# STATED PROBLEM:
Scan each line of the records for the word "this" and extract the ones that have it.

# EXERCISE INPUTS:
:::

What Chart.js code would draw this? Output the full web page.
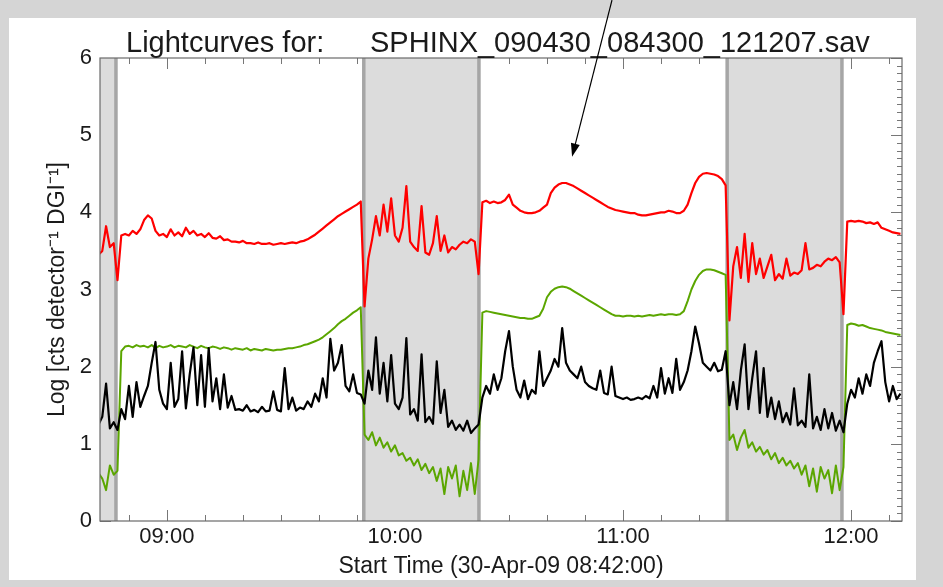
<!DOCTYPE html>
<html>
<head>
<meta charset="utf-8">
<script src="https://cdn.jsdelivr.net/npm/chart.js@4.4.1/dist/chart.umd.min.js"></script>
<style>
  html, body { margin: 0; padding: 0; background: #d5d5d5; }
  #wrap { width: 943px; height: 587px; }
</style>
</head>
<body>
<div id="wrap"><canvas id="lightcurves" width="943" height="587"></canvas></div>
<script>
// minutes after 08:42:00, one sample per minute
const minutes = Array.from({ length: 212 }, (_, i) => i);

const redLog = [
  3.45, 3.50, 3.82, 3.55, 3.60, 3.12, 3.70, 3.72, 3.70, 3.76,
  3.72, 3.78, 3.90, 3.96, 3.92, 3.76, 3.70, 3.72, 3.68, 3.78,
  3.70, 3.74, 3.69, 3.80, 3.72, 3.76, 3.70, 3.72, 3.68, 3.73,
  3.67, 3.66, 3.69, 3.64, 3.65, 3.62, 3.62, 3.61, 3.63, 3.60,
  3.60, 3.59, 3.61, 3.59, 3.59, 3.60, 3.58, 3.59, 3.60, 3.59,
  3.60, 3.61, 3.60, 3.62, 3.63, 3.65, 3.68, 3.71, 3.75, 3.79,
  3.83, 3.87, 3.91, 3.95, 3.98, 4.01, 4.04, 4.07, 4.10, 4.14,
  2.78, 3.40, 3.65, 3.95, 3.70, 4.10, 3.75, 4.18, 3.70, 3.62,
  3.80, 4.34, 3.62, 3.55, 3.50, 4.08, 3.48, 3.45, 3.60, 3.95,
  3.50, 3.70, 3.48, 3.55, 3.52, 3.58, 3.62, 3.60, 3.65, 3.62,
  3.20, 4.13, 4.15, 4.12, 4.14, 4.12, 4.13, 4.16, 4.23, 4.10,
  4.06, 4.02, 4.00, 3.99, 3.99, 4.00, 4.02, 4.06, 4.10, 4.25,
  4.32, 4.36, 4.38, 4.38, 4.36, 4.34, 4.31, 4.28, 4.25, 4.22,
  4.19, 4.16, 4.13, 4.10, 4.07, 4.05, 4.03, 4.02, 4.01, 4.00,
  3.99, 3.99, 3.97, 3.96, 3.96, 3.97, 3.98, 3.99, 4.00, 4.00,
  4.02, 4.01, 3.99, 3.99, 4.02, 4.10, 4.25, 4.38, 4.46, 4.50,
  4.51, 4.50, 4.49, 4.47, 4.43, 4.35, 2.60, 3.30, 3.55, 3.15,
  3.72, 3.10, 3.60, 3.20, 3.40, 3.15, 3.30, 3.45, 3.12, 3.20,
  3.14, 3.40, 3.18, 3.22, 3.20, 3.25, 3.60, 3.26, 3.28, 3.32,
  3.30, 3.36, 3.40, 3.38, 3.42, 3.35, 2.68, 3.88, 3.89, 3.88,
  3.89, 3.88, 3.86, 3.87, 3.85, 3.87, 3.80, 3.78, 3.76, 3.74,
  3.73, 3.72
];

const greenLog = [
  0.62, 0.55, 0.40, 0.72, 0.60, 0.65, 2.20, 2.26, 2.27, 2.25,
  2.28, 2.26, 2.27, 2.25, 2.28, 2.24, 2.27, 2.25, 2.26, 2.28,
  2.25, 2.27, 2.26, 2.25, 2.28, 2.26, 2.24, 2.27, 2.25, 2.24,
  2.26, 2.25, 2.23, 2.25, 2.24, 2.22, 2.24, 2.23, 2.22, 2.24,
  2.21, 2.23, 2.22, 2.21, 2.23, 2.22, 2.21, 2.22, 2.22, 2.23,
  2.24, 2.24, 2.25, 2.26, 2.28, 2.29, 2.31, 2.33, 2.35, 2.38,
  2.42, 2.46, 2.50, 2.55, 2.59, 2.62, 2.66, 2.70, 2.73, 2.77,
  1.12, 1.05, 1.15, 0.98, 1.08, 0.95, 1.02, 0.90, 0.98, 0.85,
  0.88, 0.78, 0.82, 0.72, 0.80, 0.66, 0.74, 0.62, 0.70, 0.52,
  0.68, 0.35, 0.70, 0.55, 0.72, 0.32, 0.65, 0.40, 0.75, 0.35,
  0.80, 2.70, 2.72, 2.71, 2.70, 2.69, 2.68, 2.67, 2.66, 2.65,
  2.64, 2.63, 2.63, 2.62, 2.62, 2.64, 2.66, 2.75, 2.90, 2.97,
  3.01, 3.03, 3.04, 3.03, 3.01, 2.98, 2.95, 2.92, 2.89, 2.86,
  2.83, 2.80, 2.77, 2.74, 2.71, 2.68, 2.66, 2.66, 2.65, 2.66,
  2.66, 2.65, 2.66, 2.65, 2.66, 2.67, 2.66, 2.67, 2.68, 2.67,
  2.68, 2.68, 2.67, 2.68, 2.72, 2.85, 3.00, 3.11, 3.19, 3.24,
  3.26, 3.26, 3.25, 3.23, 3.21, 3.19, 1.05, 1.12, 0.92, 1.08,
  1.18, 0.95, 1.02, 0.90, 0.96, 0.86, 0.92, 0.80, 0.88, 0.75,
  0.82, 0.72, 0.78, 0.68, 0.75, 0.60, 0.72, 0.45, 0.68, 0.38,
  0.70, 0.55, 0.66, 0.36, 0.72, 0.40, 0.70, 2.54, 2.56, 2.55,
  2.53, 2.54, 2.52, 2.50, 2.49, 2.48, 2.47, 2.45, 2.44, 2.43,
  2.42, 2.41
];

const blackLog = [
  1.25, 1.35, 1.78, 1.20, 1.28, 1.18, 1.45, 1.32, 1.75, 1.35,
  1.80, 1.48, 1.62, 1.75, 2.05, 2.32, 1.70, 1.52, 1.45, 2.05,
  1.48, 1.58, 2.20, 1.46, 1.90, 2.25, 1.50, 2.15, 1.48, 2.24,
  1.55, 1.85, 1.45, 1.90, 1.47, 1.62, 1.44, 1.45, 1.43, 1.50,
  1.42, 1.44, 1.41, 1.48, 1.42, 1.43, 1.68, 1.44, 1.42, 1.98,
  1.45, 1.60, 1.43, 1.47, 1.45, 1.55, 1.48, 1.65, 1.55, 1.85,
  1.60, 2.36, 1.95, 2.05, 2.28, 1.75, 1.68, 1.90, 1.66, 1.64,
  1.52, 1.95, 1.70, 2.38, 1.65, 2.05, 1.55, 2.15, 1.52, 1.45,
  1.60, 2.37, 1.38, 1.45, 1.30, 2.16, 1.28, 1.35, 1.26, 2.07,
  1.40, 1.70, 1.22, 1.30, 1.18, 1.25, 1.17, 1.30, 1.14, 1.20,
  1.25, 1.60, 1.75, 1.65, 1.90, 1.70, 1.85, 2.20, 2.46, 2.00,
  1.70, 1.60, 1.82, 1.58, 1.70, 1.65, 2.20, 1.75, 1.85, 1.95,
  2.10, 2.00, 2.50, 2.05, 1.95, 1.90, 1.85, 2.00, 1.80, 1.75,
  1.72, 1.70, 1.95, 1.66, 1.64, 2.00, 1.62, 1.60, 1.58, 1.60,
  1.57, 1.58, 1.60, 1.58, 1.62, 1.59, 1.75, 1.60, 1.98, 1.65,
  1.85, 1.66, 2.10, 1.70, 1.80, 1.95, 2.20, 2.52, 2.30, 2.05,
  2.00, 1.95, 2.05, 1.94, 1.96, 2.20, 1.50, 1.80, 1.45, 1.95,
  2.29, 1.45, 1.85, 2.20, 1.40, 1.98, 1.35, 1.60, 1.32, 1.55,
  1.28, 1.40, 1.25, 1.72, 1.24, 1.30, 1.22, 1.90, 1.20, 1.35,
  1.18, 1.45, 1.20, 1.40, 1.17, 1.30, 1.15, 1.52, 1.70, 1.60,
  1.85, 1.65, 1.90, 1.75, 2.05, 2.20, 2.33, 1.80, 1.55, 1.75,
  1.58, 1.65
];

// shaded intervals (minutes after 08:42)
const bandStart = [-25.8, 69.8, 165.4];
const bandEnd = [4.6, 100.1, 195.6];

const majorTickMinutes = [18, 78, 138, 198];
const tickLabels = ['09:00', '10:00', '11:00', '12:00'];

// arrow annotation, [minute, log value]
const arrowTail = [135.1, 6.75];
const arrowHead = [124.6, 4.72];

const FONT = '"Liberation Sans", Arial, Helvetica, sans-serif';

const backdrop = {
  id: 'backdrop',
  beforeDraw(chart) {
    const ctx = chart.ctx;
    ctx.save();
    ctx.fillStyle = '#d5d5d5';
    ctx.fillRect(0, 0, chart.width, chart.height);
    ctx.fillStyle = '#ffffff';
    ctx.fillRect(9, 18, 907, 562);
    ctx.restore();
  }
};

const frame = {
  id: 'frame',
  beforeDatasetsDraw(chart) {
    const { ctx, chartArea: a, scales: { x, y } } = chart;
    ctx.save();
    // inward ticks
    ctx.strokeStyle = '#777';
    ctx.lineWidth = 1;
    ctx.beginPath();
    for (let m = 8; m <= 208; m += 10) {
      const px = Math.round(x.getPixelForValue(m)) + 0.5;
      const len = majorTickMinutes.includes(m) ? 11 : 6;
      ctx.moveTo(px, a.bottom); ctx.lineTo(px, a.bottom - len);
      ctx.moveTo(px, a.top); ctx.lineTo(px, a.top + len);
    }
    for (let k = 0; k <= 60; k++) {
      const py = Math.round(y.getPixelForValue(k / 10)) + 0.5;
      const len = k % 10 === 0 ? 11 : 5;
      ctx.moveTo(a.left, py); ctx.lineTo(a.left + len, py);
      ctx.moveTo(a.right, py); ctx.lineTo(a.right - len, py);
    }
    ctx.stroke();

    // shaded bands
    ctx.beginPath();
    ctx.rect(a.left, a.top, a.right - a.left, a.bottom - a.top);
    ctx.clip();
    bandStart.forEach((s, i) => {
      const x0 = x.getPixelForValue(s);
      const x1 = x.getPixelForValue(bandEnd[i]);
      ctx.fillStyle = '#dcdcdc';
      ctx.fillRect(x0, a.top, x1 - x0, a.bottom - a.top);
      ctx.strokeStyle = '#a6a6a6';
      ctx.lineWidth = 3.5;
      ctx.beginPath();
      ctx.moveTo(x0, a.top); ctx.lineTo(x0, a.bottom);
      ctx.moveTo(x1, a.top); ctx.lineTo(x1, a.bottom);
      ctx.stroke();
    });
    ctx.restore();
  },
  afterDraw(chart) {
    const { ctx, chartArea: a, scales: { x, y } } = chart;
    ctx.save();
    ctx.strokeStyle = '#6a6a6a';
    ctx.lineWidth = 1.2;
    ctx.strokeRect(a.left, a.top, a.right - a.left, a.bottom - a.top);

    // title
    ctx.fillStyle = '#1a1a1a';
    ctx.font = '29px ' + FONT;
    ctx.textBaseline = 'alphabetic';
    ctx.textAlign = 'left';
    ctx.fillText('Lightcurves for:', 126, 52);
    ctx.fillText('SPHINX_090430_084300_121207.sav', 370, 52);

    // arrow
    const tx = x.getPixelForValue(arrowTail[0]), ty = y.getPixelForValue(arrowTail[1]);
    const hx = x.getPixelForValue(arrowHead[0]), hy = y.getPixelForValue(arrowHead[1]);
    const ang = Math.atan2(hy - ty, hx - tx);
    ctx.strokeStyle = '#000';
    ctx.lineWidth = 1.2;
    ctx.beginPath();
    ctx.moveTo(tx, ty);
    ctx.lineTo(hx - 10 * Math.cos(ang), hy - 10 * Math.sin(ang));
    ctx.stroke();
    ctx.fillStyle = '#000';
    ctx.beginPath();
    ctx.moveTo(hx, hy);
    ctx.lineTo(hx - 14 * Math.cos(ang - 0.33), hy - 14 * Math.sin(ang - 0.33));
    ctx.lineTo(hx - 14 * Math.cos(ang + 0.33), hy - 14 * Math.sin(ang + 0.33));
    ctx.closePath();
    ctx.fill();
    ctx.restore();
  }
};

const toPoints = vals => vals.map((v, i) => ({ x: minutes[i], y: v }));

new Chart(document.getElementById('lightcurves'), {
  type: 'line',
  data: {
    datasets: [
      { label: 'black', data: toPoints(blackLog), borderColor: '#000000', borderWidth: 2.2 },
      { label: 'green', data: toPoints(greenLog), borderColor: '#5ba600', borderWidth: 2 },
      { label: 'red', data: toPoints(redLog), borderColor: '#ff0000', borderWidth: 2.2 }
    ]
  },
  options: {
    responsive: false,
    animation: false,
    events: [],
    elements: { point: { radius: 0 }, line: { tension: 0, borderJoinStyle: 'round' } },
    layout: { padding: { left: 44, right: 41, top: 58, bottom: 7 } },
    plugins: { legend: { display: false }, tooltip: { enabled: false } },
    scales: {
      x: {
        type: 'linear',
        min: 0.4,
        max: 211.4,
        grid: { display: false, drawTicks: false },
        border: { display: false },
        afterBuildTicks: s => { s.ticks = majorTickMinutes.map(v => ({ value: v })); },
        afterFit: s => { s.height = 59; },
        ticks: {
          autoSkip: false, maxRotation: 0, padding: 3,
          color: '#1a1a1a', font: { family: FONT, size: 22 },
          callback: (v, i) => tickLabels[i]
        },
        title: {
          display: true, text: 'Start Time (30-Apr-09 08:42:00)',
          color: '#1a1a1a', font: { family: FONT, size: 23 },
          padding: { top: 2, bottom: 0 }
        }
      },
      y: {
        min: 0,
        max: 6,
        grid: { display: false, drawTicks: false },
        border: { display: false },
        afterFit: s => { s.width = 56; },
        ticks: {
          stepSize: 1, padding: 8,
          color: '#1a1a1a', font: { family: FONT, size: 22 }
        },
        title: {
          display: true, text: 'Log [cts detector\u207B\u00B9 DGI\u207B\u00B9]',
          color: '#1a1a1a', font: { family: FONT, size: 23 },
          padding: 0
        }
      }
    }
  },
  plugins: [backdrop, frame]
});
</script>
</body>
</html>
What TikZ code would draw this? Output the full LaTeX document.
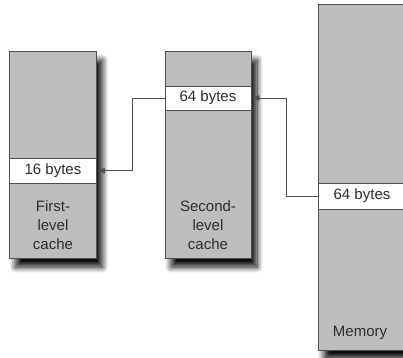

:::

# CORRECT RESPONSE:
What Chart.js code would draw this? Output the full web page.
What TikZ code would draw this? Output the full LaTeX document.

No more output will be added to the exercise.